Fortnite, which is free, generated $US318 million in May alone through cosmetic purchases. Meanwhile, Grand Theft Auto 5 is the most profitable entertainment product of all time having generated more than $6b in revenue since release - in no part thanks to in-game purchases which have earned Rockstar more than $1.09b in ongoing passive income.

Rockstar was undoubtedly aiming for another passive revenue generator with Red Dead Redemption 2's online mode but have created a dystopian reflection of modern society in its place.

The game promises freedom to do as you want, as long as the player abides strict conditions set by prohibitive requirements designed specifically to exploit consumers.

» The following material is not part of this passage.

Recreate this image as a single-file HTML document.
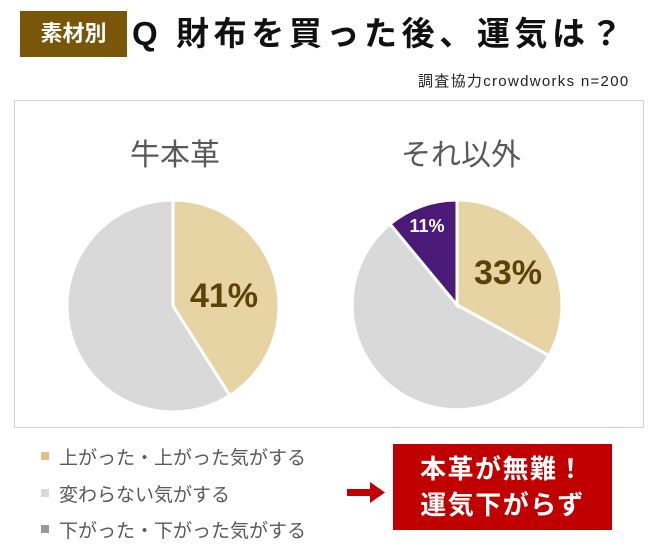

That a modern game developer would impose austerity on the player at the outset is a hilarious reflection of where we are as a society and how much faith Rockstar has in their consumers.

Players and journalists, unsurprisingly, were less than impressed with this economy and Rockstar was forced to acquiesce and change the rate of exchange between currency and goods.

Silicon Valley companies and development studios like Rockstar can no longer pretend to be outsiders or rebels to the capitalist system when they're generating more wealth and revenue than their "normie" counterparts.

Rockstar laid bare the human labour cost and ruthless employment practices that happens behind these major games, especially in the months prior to release. People who left Rockstar before the game's release were not even credited for the work they had done.

Red Dead Redemption 2 is pure mimesis in that a game about a gang in the pursuit of a life free of bureaucratic and capitalistic norms turned into a commodity designed to extract as much revenue as possible from the consumer. They gave us a taste of the outlaw life and showed that, on further inspection, it's really all bullshit.